Here are a few taxing items to consider:
Changes in your life – Did you get married, divorced or gain or lose a dependent? Did you or your spouse get a new or additional job? Any of these can affect your tax and may require an adjustment in your withholding or estimates to keep you from being under- (or over-) withheld come tax time. It may also offer new deduction opportunities (or drawbacks) for you.
Are you taking full advantage of your retirement plan options? At a minimum everyone should contribute enough to get their employer’s full matching contribution. Ideally you should strive to increase your contribution every year until you get to the maximum contribution limit; for a standard 401(k) or 403(b) plan that is currently $18,000 + $6000 more if you are age 50 or more. If your income is below the phaseout for a Roth ($183,000 to $193,000 for married people) consider a contribution here as well: $5,500 + $1,000 more if you are age 50 or older. Make sure your beneficiary designations are correct.

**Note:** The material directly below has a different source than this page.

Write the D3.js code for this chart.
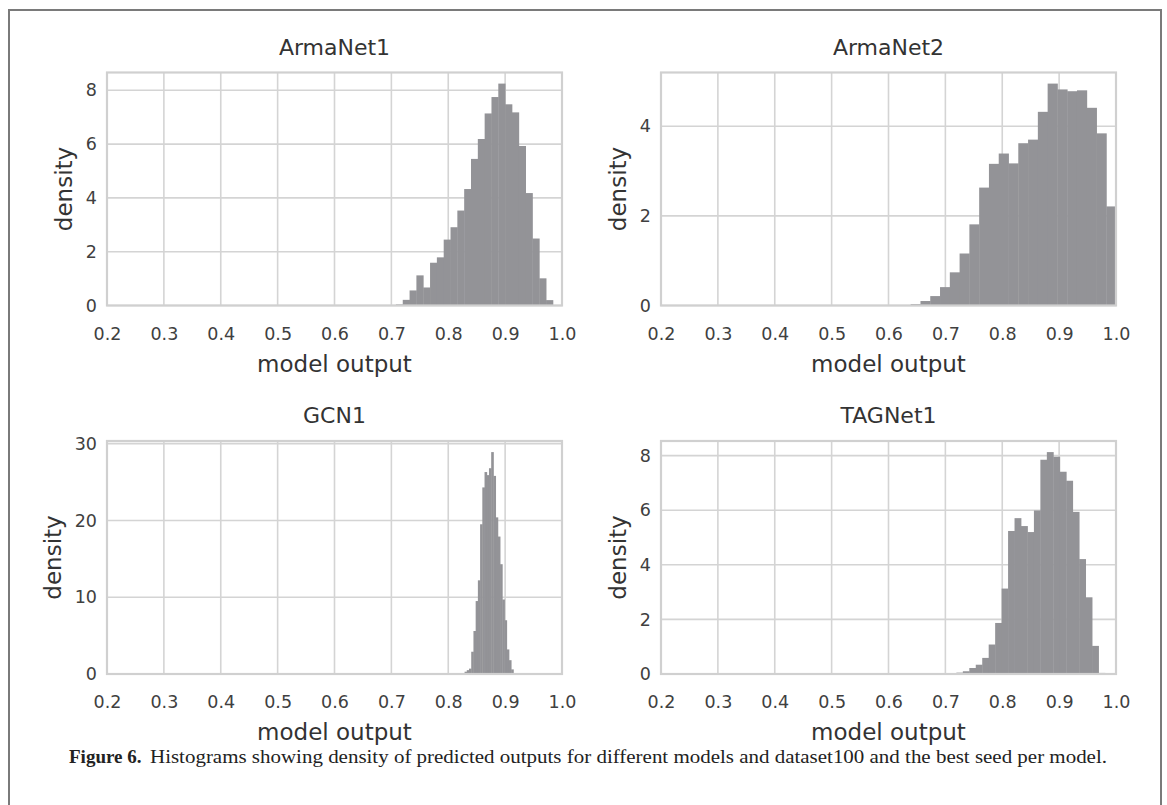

Consider your itemized deductions. Too often people only look at these after the year is over. At that point there’s no planning left to be done. Considering your medical or miscellaneous deductions now can allow you to shift some costs into the current or next year to maximize the potential deduction. Consider making donations to charity now rather than waiting until December.
You can plan your charitable giving budget and allocate the money to the causes you like the best. Get a batch of unused clothing and household items together while you have time to document the details of what you are donating and their value rather than the “3 bags of clothing” descriptions we see all too often. Vague listings like this aren’t likely to get you full value for your donation and are difficult to support in an audit. (See our prior posts on charitable deductions and documentation)
Review your insurance coverage. Auto, life, home and health; any changes in your life can require updates to your policies. Shop for competitive quotes every year or two, before your policies are due to renew to be sure you are getting the best value. Make sure the limits are consistent with your current situation and your beneficiaries are also current.
Review your investments. Check on your taxable gain or loss to date and review whether you have any clunkers that it might be time to sell. Too often this is only done at the end of December, and as a result, many tax planning opportunities are lost. A good review plan would include considering whether your investment goals have changed and is your portfolio consistent with your current goals and needs. Based on this, you might consider asset allocation, reviewing individual holdings for performance and to see whether they still make sense to your portfolio, and evaluating whether you have sufficient liquidity available to meet any expected needs over the next 6 months to a year.
A little planning now could save you some money later as well as time trying to manage this at the end of the year when it becomes a crisis.